Discover the unique culinary artistry of Seiji Yamamoto, a Japanese chef renowned for his astonishing fusion of traditional Japanese cooking with high-tech techniques, creating a delightful blend of kaiseki and molecular gastronomy. Explore his renowned 26-seat restaurant, Ryu Gin, offering fine dining experiences that beautifully weave together traditional Japanese ingredients and cooking methods with innovative and playful presentations.
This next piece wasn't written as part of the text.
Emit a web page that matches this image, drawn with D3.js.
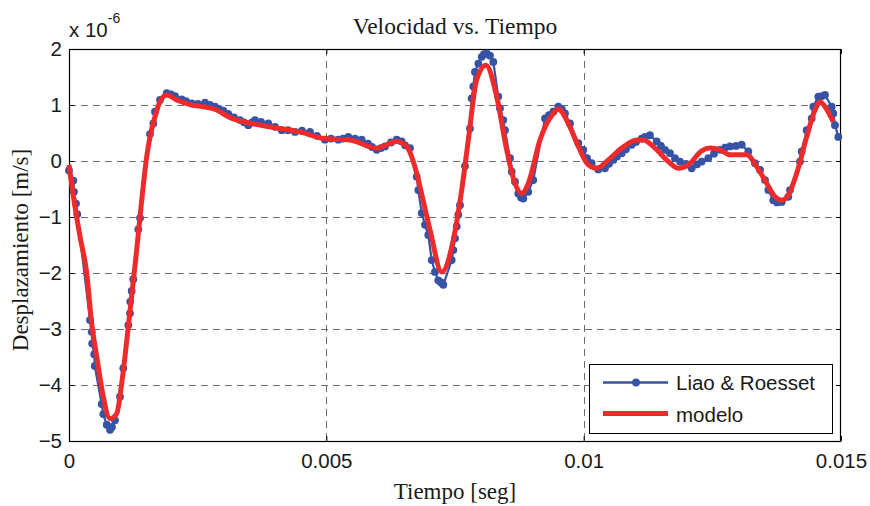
<!DOCTYPE html>
<html><head><meta charset="utf-8">
<script src="https://cdn.jsdelivr.net/npm/d3@7"></script>
<style>body{margin:0;background:#fff}svg{display:block}</style>
</head><body>
<svg id="c" width="870" height="506"></svg>
<script>
// Reference series "Liao & Roesset": time [ms], velocity [x1e-6 m/s]
const liaoT = [0,0.084,0.097,0.136,0.161,0.408,0.441,0.45,0.49,0.50,0.635,0.666,0.733,0.797,0.835,0.894,0.991,1.055,1.152,1.185,1.19,1.218,1.249,1.346,1.380,1.574,1.638,1.671,1.768,1.898,1.982,2.060,2.190,2.273,2.384,2.506,2.643,2.740,2.837,2.915,2.998,3.095,3.206,3.322,3.400,3.484,3.556,3.614,3.731,3.872,4.003,4.133,4.255,4.391,4.527,4.683,4.819,4.974,5.091,5.233,5.324,5.427,5.557,5.687,5.810,5.887,5.979,6.062,6.140,6.256,6.367,6.464,6.529,6.626,6.756,6.787,6.853,6.917,6.981,7.047,7.111,7.175,7.228,7.273,7.436,7.467,7.500,7.533,7.564,7.597,7.694,7.791,7.824,7.856,7.888,7.953,8.019,8.063,8.116,8.180,8.244,8.341,8.374,8.438,8.471,8.569,8.602,8.666,8.730,8.783,8.827,8.924,9.021,9.249,9.326,9.410,9.507,9.579,9.637,9.734,9.896,9.993,10.065,10.156,10.284,10.414,10.492,10.576,10.647,10.739,10.822,10.933,11.017,11.127,11.191,11.288,11.419,11.502,11.580,11.677,11.774,11.871,11.988,12.099,12.202,12.293,12.421,12.532,12.649,12.746,12.843,12.960,13.071,13.199,13.329,13.427,13.524,13.588,13.685,13.757,13.848,13.976,14.009,14.203,14.236,14.333,14.431,14.462,14.559,14.631,14.689,14.819,14.850,14.883,14.948];
const liaoV = [-0.17,-0.35,-0.55,-0.76,-0.95,-2.84,-3.05,-3.26,-3.45,-3.66,-4.34,-4.52,-4.71,-4.80,-4.75,-4.63,-4.21,-3.70,-2.93,-2.72,-2.51,-2.32,-2.11,-1.22,-1.02,0.48,0.67,0.88,1.09,1.21,1.19,1.16,1.10,1.07,1.03,1.02,1.04,1.00,0.97,0.93,0.90,0.84,0.78,0.73,0.69,0.64,0.69,0.73,0.70,0.67,0.61,0.55,0.55,0.52,0.54,0.52,0.45,0.38,0.40,0.38,0.40,0.43,0.40,0.38,0.31,0.25,0.20,0.23,0.26,0.33,0.38,0.35,0.28,0.23,-0.28,-0.52,-0.93,-1.14,-1.32,-1.77,-1.98,-2.13,-2.17,-2.21,-1.77,-1.59,-1.38,-1.17,-0.96,-0.79,-0.09,0.58,1.12,1.33,1.59,1.74,1.86,1.91,1.92,1.88,1.77,1.15,0.94,0.73,0.55,0.05,-0.19,-0.37,-0.58,-0.65,-0.67,-0.55,-0.34,0.76,0.82,0.88,0.97,0.92,0.85,0.67,0.32,0.20,0.05,-0.04,-0.15,-0.13,-0.05,0.02,0.08,0.14,0.21,0.29,0.34,0.40,0.43,0.46,0.35,0.27,0.20,0.14,0.05,-0.01,-0.05,-0.13,-0.06,-0.01,0.05,0.13,0.20,0.24,0.26,0.27,0.29,0.17,-0.04,-0.16,-0.34,-0.52,-0.70,-0.74,-0.73,-0.64,-0.52,-0.01,0.17,0.55,0.76,0.97,1.15,1.16,1.18,0.97,0.85,0.64,0.43];
// Model series "modelo"
const modelT = [0,0.117,0.214,0.344,0.441,0.538,0.666,0.797,0.927,1.024,1.152,1.315,1.413,1.510,1.574,1.671,1.768,1.898,2.093,2.384,2.609,2.870,3.095,3.711,4.488,4.974,5.460,5.979,6.367,6.561,6.756,6.820,7.014,7.242,7.467,7.630,7.759,7.921,8.102,8.310,8.504,8.666,8.796,8.924,9.151,9.410,9.507,9.702,9.896,10.090,10.253,10.479,10.739,11.030,11.159,11.386,11.645,11.839,12.033,12.293,12.455,12.649,12.843,13.168,13.362,13.556,13.718,13.848,13.976,14.139,14.333,14.495,14.592,14.689,14.850];
const modelV = [-0.07,-0.82,-1.35,-2.00,-2.90,-3.49,-4.21,-4.60,-4.51,-3.97,-2.96,-1.59,-0.70,0.08,0.43,0.79,1.06,1.18,1.09,1.00,0.97,0.91,0.79,0.64,0.52,0.40,0.375,0.23,0.35,0.26,-0.22,-0.46,-1.23,-1.98,-1.41,-0.52,0.375,1.45,1.71,1.15,0.20,-0.40,-0.58,-0.40,0.375,0.85,0.93,0.67,0.26,-0.07,-0.13,0.02,0.23,0.375,0.375,0.23,-0.01,-0.13,-0.07,0.18,0.23,0.20,0.11,0.11,-0.10,-0.40,-0.64,-0.70,-0.61,-0.22,0.43,0.91,1.06,0.97,0.70];
const xTicks = [0, 0.005, 0.01, 0.015];
const xTickLabels = ["0", "0.005", "0.01", "0.015"];
const yTicks = [-5, -4, -3, -2, -1, 0, 1, 2];
const seriesNames = ["Liao & Roesset", "modelo"];
const titleText = "Velocidad vs. Tiempo";
const xLabelText = "Tiempo [seg]";
const yLabelText = "Desplazamiento [m/s]";

const liao = liaoT.map((t, i) => ({t: t / 1000, v: liaoV[i]}));
const model = modelT.map((t, i) => ({t: t / 1000, v: modelV[i]}));

const L = 69, R = 841, T = 49, B = 441;
const blue = "#3653a5", red = "#ee2b2b";
const svg = d3.select("#c");
const x = d3.scaleLinear().domain([0, 0.015]).range([L, R]);
const y = d3.scaleLinear().domain([-5, 2]).range([B, T]);

// grid
const g = svg.append("g");
g.selectAll(".gx").data(xTicks.slice(1, -1)).join("line")
  .attr("x1", d => Math.round(x(d)) + 0.5).attr("x2", d => Math.round(x(d)) + 0.5)
  .attr("y1", T).attr("y2", B)
  .attr("stroke", "#6e6e6e").attr("stroke-width", 1).attr("stroke-dasharray", "7,5");
g.selectAll(".gy").data(yTicks.slice(1, -1).concat([2])).join("line")
  .attr("y1", d => Math.round(y(d)) + 0.5).attr("y2", d => Math.round(y(d)) + 0.5)
  .attr("x1", L).attr("x2", R)
  .attr("stroke", "#6e6e6e").attr("stroke-width", 1).attr("stroke-dasharray", "7,5");

// axes with ticks on all sides
const tickFont = "'Liberation Sans', Arial, sans-serif";
const fs = "20.5px";
const axB = d3.axisBottom(x).tickValues(xTicks).tickSize(-5).tickPadding(12).tickFormat((d, i) => xTickLabels[i]);
const axT = d3.axisTop(x).tickValues(xTicks).tickSize(-5).tickFormat("");
const axL = d3.axisLeft(y).tickValues(yTicks).tickSize(-5).tickPadding(7).tickFormat(d3.format("d"));
const axR = d3.axisRight(y).tickValues(yTicks).tickSize(-5).tickFormat("");
function style(sel) {
  sel.select(".domain").remove();
  sel.selectAll("line").attr("stroke", "#000");
  sel.selectAll("text").attr("fill", "#1a1a1a").style("font-family", tickFont).style("font-size", fs);
}
svg.append("g").attr("transform", `translate(0,${B})`).call(axB).call(style);
svg.append("g").attr("transform", `translate(0,${T})`).call(axT).call(style);
svg.append("g").attr("transform", `translate(${L},0)`).call(axL).call(style);
svg.append("g").attr("transform", `translate(${R},0)`).call(axR).call(style);
svg.append("rect").attr("x", L + 0.5).attr("y", T + 0.5).attr("width", R - L - 1).attr("height", B - T)
  .attr("fill", "none").attr("stroke", "#000").attr("stroke-width", 1.2);

// data
const plot = svg.append("g");
const lineB = d3.line().x(d => x(d.t)).y(d => y(d.v));
plot.append("path").datum(liao).attr("d", lineB).attr("fill", "none").attr("stroke", blue).attr("stroke-width", 2.2);
plot.selectAll(".dot").data(liao).join("circle").attr("cx", d => x(d.t)).attr("cy", d => y(d.v)).attr("r", 3.9).attr("fill", blue);
const lineR = d3.line().curve(d3.curveMonotoneX).x(d => x(d.t)).y(d => y(d.v));
plot.append("path").datum(model).attr("d", lineR).attr("fill", "none").attr("stroke", red).attr("stroke-width", 5).attr("stroke-linejoin", "round");

// exponent label
const ex = svg.append("text").attr("x", 69).attr("y", 37).attr("fill", "#1a1a1a")
  .style("font-family", tickFont).style("font-size", fs);
ex.append("tspan").text("x 10");
ex.append("tspan").attr("dy", -14).style("font-size", "14px").text("-6");

// titles
const serif = "'Liberation Serif', 'Times New Roman', serif";
svg.append("text").attr("x", 455).attr("y", 34).attr("text-anchor", "middle").attr("fill", "#1a1a1a")
  .style("font-family", serif).style("font-size", "23.5px").text(titleText);
svg.append("text").attr("x", 455).attr("y", 499).attr("text-anchor", "middle").attr("fill", "#1a1a1a")
  .style("font-family", serif).style("font-size", "23px").text(xLabelText);
svg.append("text").attr("transform", "translate(28,250) rotate(-90)").attr("text-anchor", "middle").attr("fill", "#1a1a1a")
  .style("font-family", serif).style("font-size", "23px").text(yLabelText);

// legend
const lg = svg.append("g");
lg.append("rect").attr("x", 589.5).attr("y", 364.5).attr("width", 243).attr("height", 69)
  .attr("fill", "#fff").attr("stroke", "#000").attr("stroke-width", 1);
lg.append("line").attr("x1", 603).attr("x2", 668).attr("y1", 382.5).attr("y2", 382.5).attr("stroke", blue).attr("stroke-width", 2.6);
lg.append("circle").attr("cx", 636).attr("cy", 382.5).attr("r", 3.9).attr("fill", blue);
lg.append("line").attr("x1", 603).attr("x2", 668).attr("y1", 413.5).attr("y2", 413.5).attr("stroke", red).attr("stroke-width", 5);
lg.selectAll(".lt").data(seriesNames).join("text").attr("x", 676).attr("y", (d, i) => 390 + i * 31.5)
  .attr("fill", "#1a1a1a").style("font-family", tickFont).style("font-size", fs).text(d => d);
</script>
</body></html>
Seiji Yamamoto is a classically trained Japanese chef who prepares astonishing Japanese cooking that is nothing like the Japanese cuisine I've encountered. I saw him give a video presentation in New York last month and was blown away. His food struck me as kaiseki-meets-molecular-gastronomy, mad science from Fernan Adria's Tokyo love child, dazzlingly creative, utterly fascinating -- and, yet, food that seemed as intrinsically Japanese as a hearty bowl of shoyu ramen. Above all, Seiji's cooking looked delicious. So I had to learn more.
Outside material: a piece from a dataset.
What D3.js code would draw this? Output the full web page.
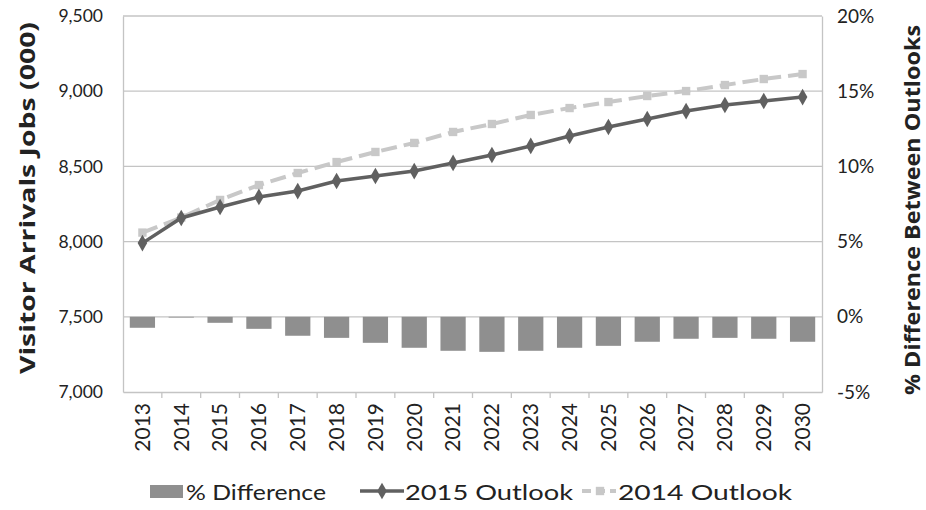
<!DOCTYPE html>
<html><head><meta charset="utf-8">
<script src="https://cdn.jsdelivr.net/npm/d3@7"></script>
<style>body{margin:0;background:#fff}svg{display:block}text{font-family:Lato,"Open Sans",sans-serif;fill:#222}</style>
</head><body><svg id="c" width="926" height="510"></svg>
<script>
const years = ["2013","2014","2015","2016","2017","2018","2019","2020","2021","2022","2023","2024","2025","2026","2027","2028","2029","2030"];
const outlook2015 = [7990,8157,8230,8297,8336,8403,8436,8469,8523,8576,8636,8702,8762,8815,8868,8908,8935,8961];
const outlook2014 = [8060,8160,8277,8376,8456,8529,8596,8656,8729,8782,8842,8888,8928,8968,9001,9041,9081,9114];
const pctDiff = [-0.73,-0.05,-0.4,-0.8,-1.26,-1.4,-1.73,-2.06,-2.26,-2.33,-2.26,-2.06,-1.93,-1.66,-1.46,-1.4,-1.46,-1.66];
const leftTicks = [7000,7500,8000,8500,9000,9500];
const rightTicks = [-5,0,5,10,15,20];

const svg = d3.select("#c");
const L=123, R=822, T=16, B=392;
const x = d3.scaleBand().domain(years).range([L,R]).paddingInner(0.35).paddingOuter(0.175);
const xb = d3.scaleBand().domain(years).range([L,R]);
const yL = d3.scaleLinear().domain([7000,9500]).range([B,T]);
const yR = d3.scaleLinear().domain([-5,20]).range([B,T]);
const GRID="#c4c4c4", DARK="#606060", LIGHT="#c8c8c8", BAR="#8f8f8f";

// gridlines
svg.append("g").selectAll("line").data(leftTicks.slice(1)).join("line")
  .attr("x1",L).attr("x2",R).attr("y1",d=>yL(d)).attr("y2",d=>yL(d))
  .attr("stroke",GRID).attr("stroke-width",1.3);

// axes
const gl = svg.append("g").attr("transform",`translate(${L},0)`)
  .call(d3.axisLeft(yL).tickValues(leftTicks).tickFormat(d3.format(",")).tickSize(0).tickPadding(20));
gl.select(".domain").attr("stroke",GRID).attr("stroke-width",1.3);
gl.selectAll("text").style("font-size","17.5px").attr("fill","#222");

const gr = svg.append("g").attr("transform",`translate(${R},0)`)
  .call(d3.axisRight(yR).tickValues(rightTicks).tickFormat(d=>d+"%").tickSize(0).tickPadding(15));
gr.select(".domain").attr("stroke",GRID).attr("stroke-width",1.3);
gr.selectAll("text").style("font-size","19px").attr("fill","#222");

const gx = svg.append("g").attr("transform",`translate(0,${B})`)
  .call(d3.axisBottom(xb).tickSize(0).tickPadding(10));
gx.select(".domain").attr("stroke",GRID).attr("stroke-width",1.3);
gx.selectAll("text").style("font-size","21px").attr("fill","#222")
  .attr("text-anchor","end").attr("x",-11).attr("y",0).attr("dy","0.35em")
  .attr("transform","rotate(-90)");
// category separator ticks
svg.append("g").selectAll("line").data(years.slice(1)).join("line")
  .attr("x1",d=>xb(d)).attr("x2",d=>xb(d)).attr("y1",B).attr("y2",B+6)
  .attr("stroke",GRID).attr("stroke-width",1.3);

// bars
svg.append("g").selectAll("rect").data(pctDiff).join("rect")
  .attr("x",(d,i)=>x(years[i])).attr("width",x.bandwidth())
  .attr("y",d=>yR(Math.max(0,d))).attr("height",d=>Math.abs(yR(d)-yR(0)))
  .attr("fill",BAR);

const line = d3.line().x((d,i)=>xb(years[i])+xb.bandwidth()/2).y(d=>yL(d));
// 2014 line (light dashed)
svg.append("path").datum(outlook2014).attr("d",line).attr("fill","none")
  .attr("stroke",LIGHT).attr("stroke-width",4).attr("stroke-dasharray","16,7");
svg.append("g").selectAll("path").data(outlook2014).join("path")
  .attr("d",d3.symbol(d3.symbolSquare,70)())
  .attr("transform",(d,i)=>`translate(${xb(years[i])+xb.bandwidth()/2},${yL(d)})`)
  .attr("fill",LIGHT);

// 2015 line
svg.append("path").datum(outlook2015).attr("d",line).attr("fill","none")
  .attr("stroke",DARK).attr("stroke-width",3.5);
svg.append("g").selectAll("path").data(outlook2015).join("path")
  .attr("d",d3.symbol(d3.symbolDiamond,80)())
  .attr("transform",(d,i)=>`translate(${xb(years[i])+xb.bandwidth()/2},${yL(d)})`)
  .attr("fill",DARK);

// axis titles
svg.append("text").attr("transform",`translate(35,198) rotate(-90)`).attr("text-anchor","middle")
  .style("font-family","'Open Sans',sans-serif").style("font-size","21px").style("font-weight","bold")
  .attr("textLength",352).attr("lengthAdjust","spacingAndGlyphs").text("Visitor Arrivals Jobs (000)");
svg.append("text").attr("transform",`translate(920,210) rotate(-90)`).attr("text-anchor","middle")
  .style("font-family","'Open Sans',sans-serif").style("font-size","21px").style("font-weight","bold")
  .attr("textLength",370).attr("lengthAdjust","spacingAndGlyphs").text("% Difference Between Outlooks");

// legend
const lg = svg.append("g");
lg.append("rect").attr("x",150).attr("y",485).attr("width",33).attr("height",13).attr("fill",BAR);
lg.append("text").attr("x",186).attr("y",500).style("font-size","21px")
  .attr("textLength",140).attr("lengthAdjust","spacingAndGlyphs").text("% Difference");
lg.append("line").attr("x1",360).attr("x2",404).attr("y1",491).attr("y2",491).attr("stroke",DARK).attr("stroke-width",3.5);
lg.append("path").attr("d",d3.symbol(d3.symbolDiamond,80)()).attr("transform","translate(382,491)").attr("fill",DARK);
lg.append("text").attr("x",405).attr("y",500).style("font-size","21px")
  .attr("textLength",168).attr("lengthAdjust","spacingAndGlyphs").text("2015 Outlook");
lg.append("line").attr("x1",582).attr("x2",616).attr("y1",491).attr("y2",491).attr("stroke",LIGHT).attr("stroke-width",4).attr("stroke-dasharray","9,5");
lg.append("path").attr("d",d3.symbol(d3.symbolSquare,70)()).attr("transform","translate(600,491)").attr("fill",LIGHT);
lg.append("text").attr("x",618).attr("y",500).style("font-size","21px")
  .attr("textLength",174).attr("lengthAdjust","spacingAndGlyphs").text("2014 Outlook");
</script></body></html>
I got my chance this week in Tokyo (I'm in Japan now). Seiji invited me to visit his kitchen at his 26-seat Roppongi district restaurant, called Ryu Gin. I expected counters packed with lab gear and stainless steel buckets billowing with liquid nitrogen smoke. What I saw were ten cooks working in the tight space, simmering dashi on the stovetop, shaving katsuo bushi, and gutting a freshly slaughtered two-foot long hamo eel, its toothy snout spiked to a cutting board, muscles still quivering beneath its silver skin. In other words, traditional Japanese fine cooking. Seiji, who is 37 years old and has cooked for 18 of them, stood to the side observing his team. A gracious man with a gentle smile, he wore a chef coat with oversize red buttons and a Japanese flag sewn over the right breast, a chef coat that dropped down to mid-thigh like an artist's smock. So where was the molecular gastronomy?
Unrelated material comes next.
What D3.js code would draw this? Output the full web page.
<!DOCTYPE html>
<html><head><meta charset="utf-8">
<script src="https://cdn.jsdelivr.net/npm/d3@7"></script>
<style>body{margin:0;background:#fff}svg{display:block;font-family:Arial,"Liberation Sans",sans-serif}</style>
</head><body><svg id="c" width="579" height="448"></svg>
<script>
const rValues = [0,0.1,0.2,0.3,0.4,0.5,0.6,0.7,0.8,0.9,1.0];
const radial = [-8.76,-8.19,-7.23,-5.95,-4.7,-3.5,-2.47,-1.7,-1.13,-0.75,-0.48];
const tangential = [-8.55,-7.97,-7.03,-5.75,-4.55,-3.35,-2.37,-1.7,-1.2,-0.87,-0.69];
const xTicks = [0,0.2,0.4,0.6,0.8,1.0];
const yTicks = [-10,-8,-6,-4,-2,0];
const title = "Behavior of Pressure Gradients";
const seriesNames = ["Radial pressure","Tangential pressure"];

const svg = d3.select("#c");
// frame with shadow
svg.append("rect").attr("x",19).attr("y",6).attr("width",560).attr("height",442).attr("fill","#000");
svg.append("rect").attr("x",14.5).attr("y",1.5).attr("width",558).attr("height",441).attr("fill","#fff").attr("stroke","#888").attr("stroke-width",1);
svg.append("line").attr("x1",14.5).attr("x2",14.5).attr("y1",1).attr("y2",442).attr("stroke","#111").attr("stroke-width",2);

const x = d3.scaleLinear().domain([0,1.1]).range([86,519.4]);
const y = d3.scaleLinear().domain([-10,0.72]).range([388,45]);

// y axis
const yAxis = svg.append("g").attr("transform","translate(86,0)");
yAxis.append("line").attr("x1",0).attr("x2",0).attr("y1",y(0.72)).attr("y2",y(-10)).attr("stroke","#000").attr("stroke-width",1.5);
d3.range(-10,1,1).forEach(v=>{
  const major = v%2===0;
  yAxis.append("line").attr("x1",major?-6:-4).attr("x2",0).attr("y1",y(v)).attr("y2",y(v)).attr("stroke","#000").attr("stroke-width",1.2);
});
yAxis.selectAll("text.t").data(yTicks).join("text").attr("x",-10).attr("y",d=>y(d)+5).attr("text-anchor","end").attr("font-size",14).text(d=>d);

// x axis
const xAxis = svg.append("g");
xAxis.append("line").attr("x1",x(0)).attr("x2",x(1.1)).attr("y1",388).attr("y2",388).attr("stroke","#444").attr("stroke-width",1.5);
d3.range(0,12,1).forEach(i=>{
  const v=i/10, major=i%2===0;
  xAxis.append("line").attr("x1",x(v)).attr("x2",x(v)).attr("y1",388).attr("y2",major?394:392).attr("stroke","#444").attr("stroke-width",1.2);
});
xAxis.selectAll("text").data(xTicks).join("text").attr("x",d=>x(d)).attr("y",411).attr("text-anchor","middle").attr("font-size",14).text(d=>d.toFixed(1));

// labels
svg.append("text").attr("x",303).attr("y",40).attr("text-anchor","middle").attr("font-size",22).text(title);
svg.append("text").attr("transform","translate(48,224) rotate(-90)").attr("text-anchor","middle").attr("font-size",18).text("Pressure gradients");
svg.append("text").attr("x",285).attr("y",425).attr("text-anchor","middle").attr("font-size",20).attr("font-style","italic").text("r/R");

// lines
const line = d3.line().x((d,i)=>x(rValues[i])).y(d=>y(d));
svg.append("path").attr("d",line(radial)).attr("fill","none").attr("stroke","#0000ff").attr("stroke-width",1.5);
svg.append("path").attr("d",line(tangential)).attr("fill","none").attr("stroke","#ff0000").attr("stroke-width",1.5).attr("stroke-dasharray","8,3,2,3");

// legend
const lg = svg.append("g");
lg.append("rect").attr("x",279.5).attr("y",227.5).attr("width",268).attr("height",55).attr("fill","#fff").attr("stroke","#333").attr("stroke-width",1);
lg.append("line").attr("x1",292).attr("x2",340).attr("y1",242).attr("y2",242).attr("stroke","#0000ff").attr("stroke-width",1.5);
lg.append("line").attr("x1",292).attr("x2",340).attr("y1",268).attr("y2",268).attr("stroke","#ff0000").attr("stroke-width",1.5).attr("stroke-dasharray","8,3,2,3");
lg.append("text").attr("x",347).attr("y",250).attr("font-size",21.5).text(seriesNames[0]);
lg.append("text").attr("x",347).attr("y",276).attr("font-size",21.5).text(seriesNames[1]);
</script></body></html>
That comes later, Seiji assured me. He explained that his approach is to build on a solid foundation of Japanese cuisine, then layer on other -- high tech -- techniques to achieve what his imagination conjures up.

What his imagination conjured was delicious, layered, complex, fragrant, breathtaking -- and hilarious. Dinner was a ten course tasting menu paired with two champagnes, a Mersault, a Burgundy and two unbelievable sakes from a tiny brewery in Fukushima prefecture. His restaurant was elegant, hushed and white tableclothed. But Seiji's cooking needled any "temple of fine dining" pretensions: Burdock root arrived shaped like a wine cork branded "Château Ryugin;" citrus infused "ice" and a "pearl" rested atop an oyster on the half-shell; abalone and clam were served in a clear glass vessel shaped like a half opened tuna can, with a real can opener by its side; a frozen "apple" cracked open to spill a power derived -- somehow -- from apple pie. The food was remarkable, fun -- but also fundamentally Japanese. Seiji devotion's to his ingredients (the maitre'd explained not only the provenance of his fish, but what said fish were eating before caught), his cooking in the moment, his deft execution all attested to that.

After dinner I returned to the kitchen. This time liquid nitrogen smoke indeed billowed from a stainless steel bucket. His goal, Seiji told me, is to expand what it means to cook Japanese cuisine. As we were talking I thought how his chef coat said it all. A Japanese flag on an artist's smock.